Something strange happens when we grow up and move away from home (even if not very far). No matter how positive or negative one’s home life or family may have been during childhood, a fundamental shift occurs once we begin making choices for our individual trajectory, whether involving career, geography, partnership, ideology, or anything else. “Going back home” isn’t home the same way anymore, and similarly, the life we create beyond that home isn’t always fully recognized by those still there. Nostalgic memories can’t be recreated, and the adult we become may go unnoticed by those who knew us as a child.

Jesus encounters this early on in his ministry. Although he is “filled with the power of the Spirit,” has just survived intense trial, and is “praised by everyone” around Galilee, coming home to Nazareth is treacherous. When he proclaims fulfillment of the prophetic text given him to read in his home synagogue, those gathered are “amazed.” Eugene Peterson’s The Message states they were “surprised at how well he spoke. . . . ‘Isn’t this Joseph’s son, the one we’ve known since he was a youngster?’” They were blinded by Jesus the boy from seeing Jesus the man, the teacher, the healer. When he then challenges their preconceptions by declaring the broader scope of his ministry, they attempt to kill him.

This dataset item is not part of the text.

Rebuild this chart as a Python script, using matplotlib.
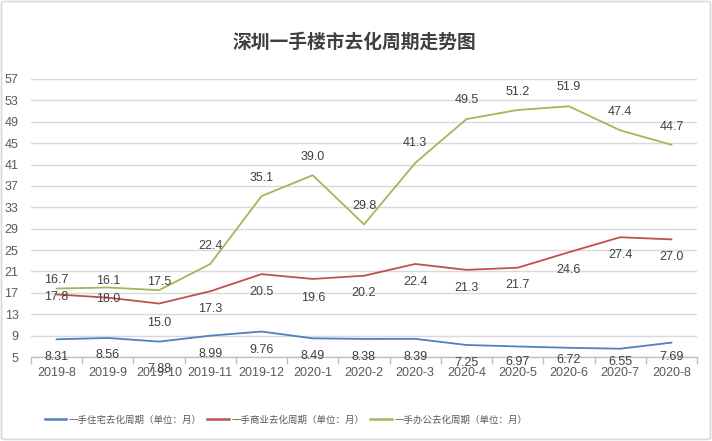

While hopefully no murder attempts are made on your or my life when we visit “home,” it can challenge the life of our hopes, dreams, or identity. Even well-meaning questions or attempts to help can feel difficult. Thanks be to God who walks alongside us and for those who become our “home” community wherever we are today.

O wholly understanding parent and sibling God, thank you for the people and places of my childhood and the communities you surround me with now. Help me find rest in the home that is you. Amen.